Here, then, are some genuine “Alexa Chung on Popworld” questions (2006-2007), as originally posed to Matt Willis, Amy Winehouse, Robbie Williams, Pussycat Dolls, Kaiser Chiefs and Diddy.
Why do indie bands wear such tight jeans? AT: “Um. I supposed they do. They haven’t always. When we first were playing I was definitely in flares. You need to be quite tall to get the full effect, though. So, that's why this indie band wears such tight jeans, cos we've not got the legs for flares."
What makes you tick in the sexy department? AT: "Wow. Pass. What do I find most attractive in a woman? Something in the head? That's definitely a requirement. Well... Hmn. I'm struggling."
Tell us about all the lovely groupies. AT: "No!"
If dogs had human hands instead of paws, would you consider trying to teach them to play the piano? AT: "Absolutely. I'd teach Hey Jude."
How many plums d'you think you can comfortably fit in one hand? AT: "They're not very big. [Holds small, pale, girly hand up for inspection] It's a shame. Probably three. Diddy only managed two? Maybe not then. I can carry a lot of glasses at once, though. If they're small ones I can do four."
Are you cool? AT: "Not as much as I'd like to be. There's this clip where Clint Eastwood is on a talkshow and he gets asked, Everybody thinks of you as defining cool, what d'you think about that? And he gets his cigs out, takes one out, flicks it into his mouth, lights it and says, I have no idea what you're talking about."
Here, Turner locates his Camels soft-pack and attempts to do a Clint Eastwood. He flicks one upwards towards his mouth. And misses. Flicks another. And misses. "Third time lucky?" He misses. "I'll get it the next time." And succeeds. "Hey. Fourth time. Don't put that in! So there you go. I'm four steps away from where I wanna be."
Thank you very much for joining me here on Popworld, here's my clammy hand again. There it is, let it slip, hmmn. You can let go now. AT: "OK! Were you a Popworld fan, then? It was funny. Cool. What were we talking about, before?"
Blimey, Alex. What must you be like when you're completely stoned out of your head? AT: "Stoned? What d'you mean, cos I seem like that anyway? Yeah. A lot of people... tell me I'm a bit... dreamy. But I like the idea of that. Of being somewhere else."
Two days earlier, Turner had contemplated what he wanted from all this, in the end. Many seconds later he gave his deceptively ambitious answer.

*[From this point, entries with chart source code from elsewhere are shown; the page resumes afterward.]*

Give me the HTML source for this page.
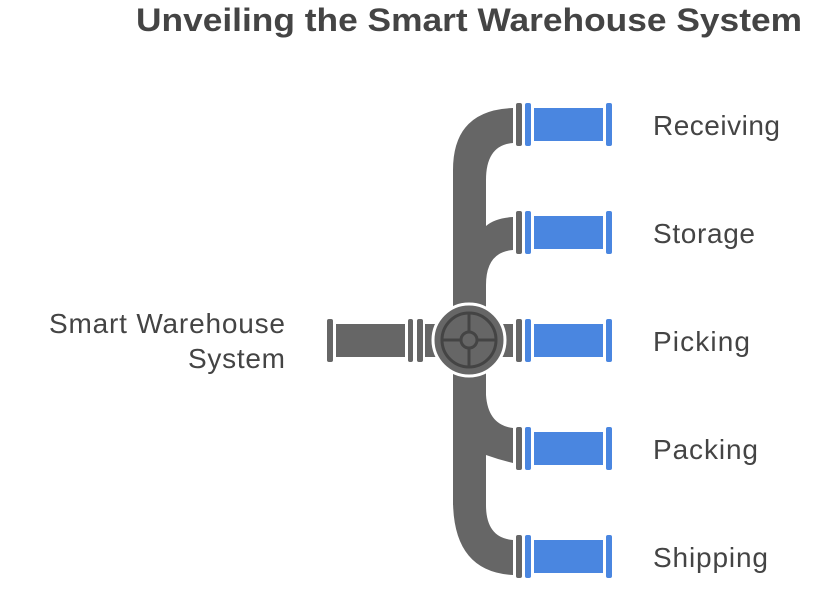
<!DOCTYPE html>
<html><head><style>body{margin:0;background:#fff}svg{display:block}</style></head><body>
<svg width="831" height="592" viewBox="0 0 831 592" xmlns="http://www.w3.org/2000/svg">
<text x="136" y="31" font-family="Liberation Sans, sans-serif" font-weight="bold" font-size="32" fill="#444" textLength="666" lengthAdjust="spacingAndGlyphs">Unveiling the Smart Warehouse System</text>
<g fill="#666">
<path d="M453 505 L453 170 Q453 110 513 108 L513 143 Q486 145 486 180 L486 505 Z"/>
<path d="M453 500 Q453 572 513 575 L513 540 Q486 538 486 505 Z"/>
<path d="M486 226 Q495 218 513 217 L513 250 Q486 252 486 285 Z"/>
<path d="M486 395 Q488 425 513 428 L513 463 Q500 460 486 455 Z"/>
<rect x="425" y="324" width="15" height="33"/>
<rect x="498" y="324" width="15" height="33"/>
<rect x="327" y="319" width="6" height="43" rx="2"/>
<rect x="336" y="324" width="69" height="33"/>
<rect x="408" y="319" width="5" height="43" rx="2"/>
<rect x="417" y="319" width="6" height="43" rx="2"/>
</g>
<g id="r">
<rect x="516" y="103" width="6" height="43" rx="2" fill="#666"/>
<rect x="525" y="103" width="6" height="43" rx="2" fill="#4a86e0"/>
<rect x="534" y="108" width="69" height="33" fill="#4a86e0"/>
<rect x="606" y="103" width="6" height="43" rx="2" fill="#4a86e0"/>
</g>
<use href="#r" y="108"/><use href="#r" y="216"/><use href="#r" y="324"/><use href="#r" y="432"/>
<circle cx="469" cy="340" r="36" fill="#666" stroke="#fff" stroke-width="3"/>
<g fill="none" stroke="#444" stroke-width="3">
<circle cx="469" cy="340" r="27"/>
<circle cx="469" cy="340" r="8"/>
<path d="M469 313V332M469 348V367M442 340H461M477 340H496"/>
</g>
<g font-family="Liberation Sans, sans-serif" font-size="28" fill="#444" lengthAdjust="spacingAndGlyphs">
<text x="653" y="135" textLength="127">Receiving</text>
<text x="653" y="243" textLength="102">Storage</text>
<text x="653" y="351" textLength="97">Picking</text>
<text x="653" y="459" textLength="105">Packing</text>
<text x="653" y="567" textLength="115">Shipping</text>
<text x="49" y="333" textLength="236">Smart Warehouse</text>
<text x="188" y="368" textLength="97">System</text>
</g>
</svg>
</body></html>
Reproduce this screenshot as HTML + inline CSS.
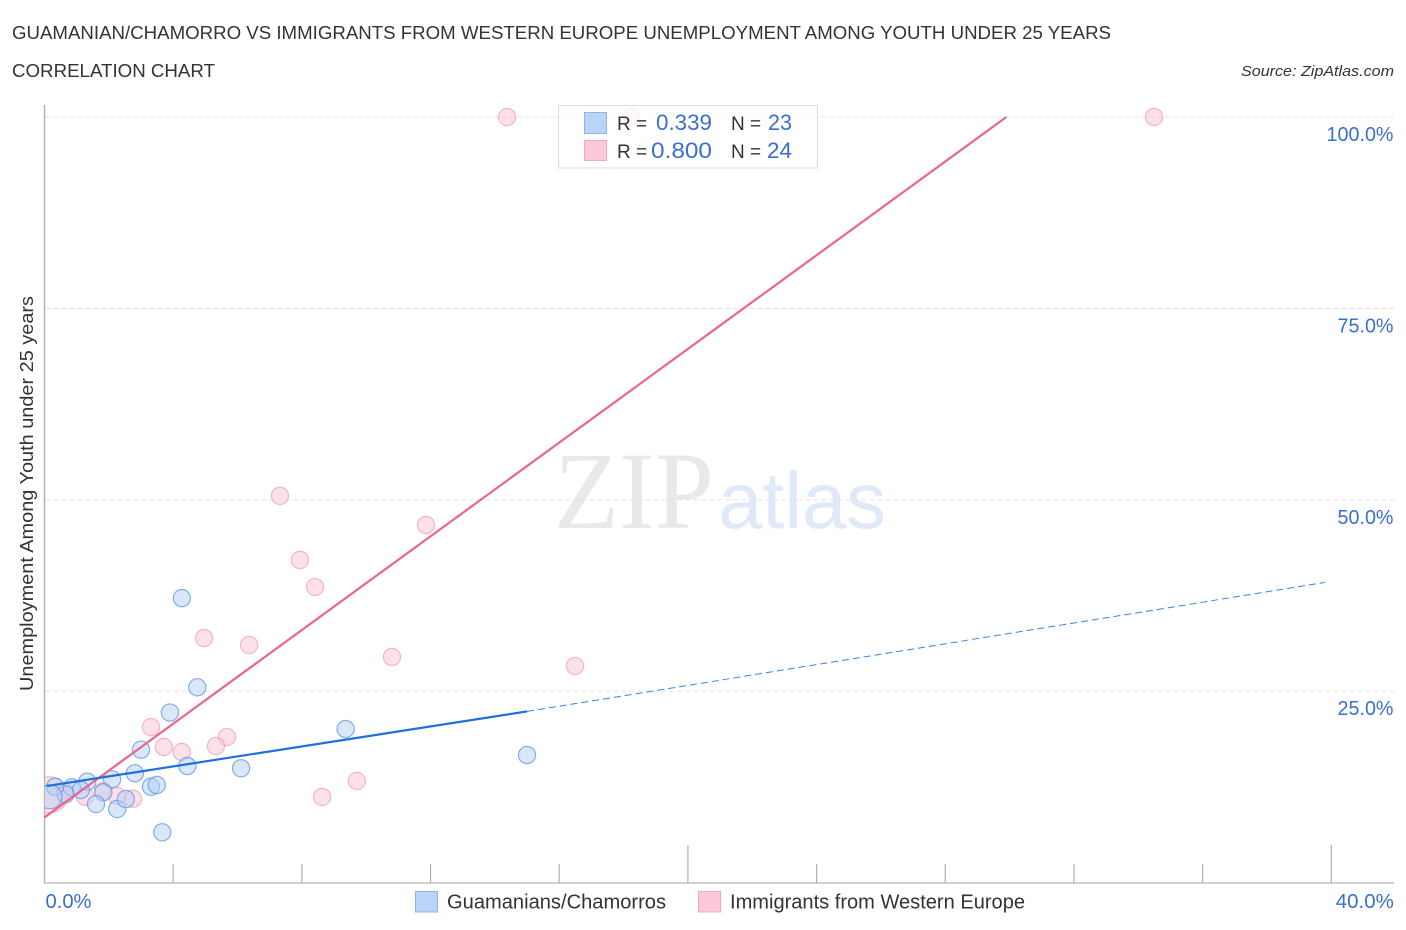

"I just wanna write better songs," he decided. "And better lyrics. I just definitely wanna be good at it. Hmn. Yeah.”
RUFUS BLACK: AKA Matt Helders, on his ongoing bromance with Diddy
Matt Helders has known preposterous rap titan Diddy since they met in Miami in 2008. “He goes, Arctic Monkeys! Then he said summat about a B-side and I was like, He's not lying! I just thought, This is funny, I'm gonna go with this for a while." Last October Diddy texted Helders, suggesting he play drums with his Diddy Dirty Money band on Friday Night With Jonathan Ross, to give his own drummer a day off. “I were bowling with me girifriend at the time. In Sheffield, on a Sunday." On the day of recording, says Helder, "We had a musical director. That were one of the maddest times of my life. Next day Diddy said, Why don't you just stay? Come along with me. So I went everywhere with him." Diddy had "a convoy of cars" and made sure Helders was always in his. "He'd stop his car and go, Where's Matt? You're coming with me! So I'd get in his car. Just me, him, his security, driver." Diddy, by now, had given him a pseudonym - Rufus Black. "He kept saying, I don't wanna fuck up your image. And I'm, I don't think it's gonna do me any harm!" He stayed in Diddy's spectacularly expensive hotel. Some weeks later, Helders almost returned to the Dirty Money drumstool for a gig in Glasgow. "But we were rehearsing in London. I were like, I might come, how are you getting there? And he were like, Jet. Jump on t’jet with me. But I had to stay in Bethnal Green instead.”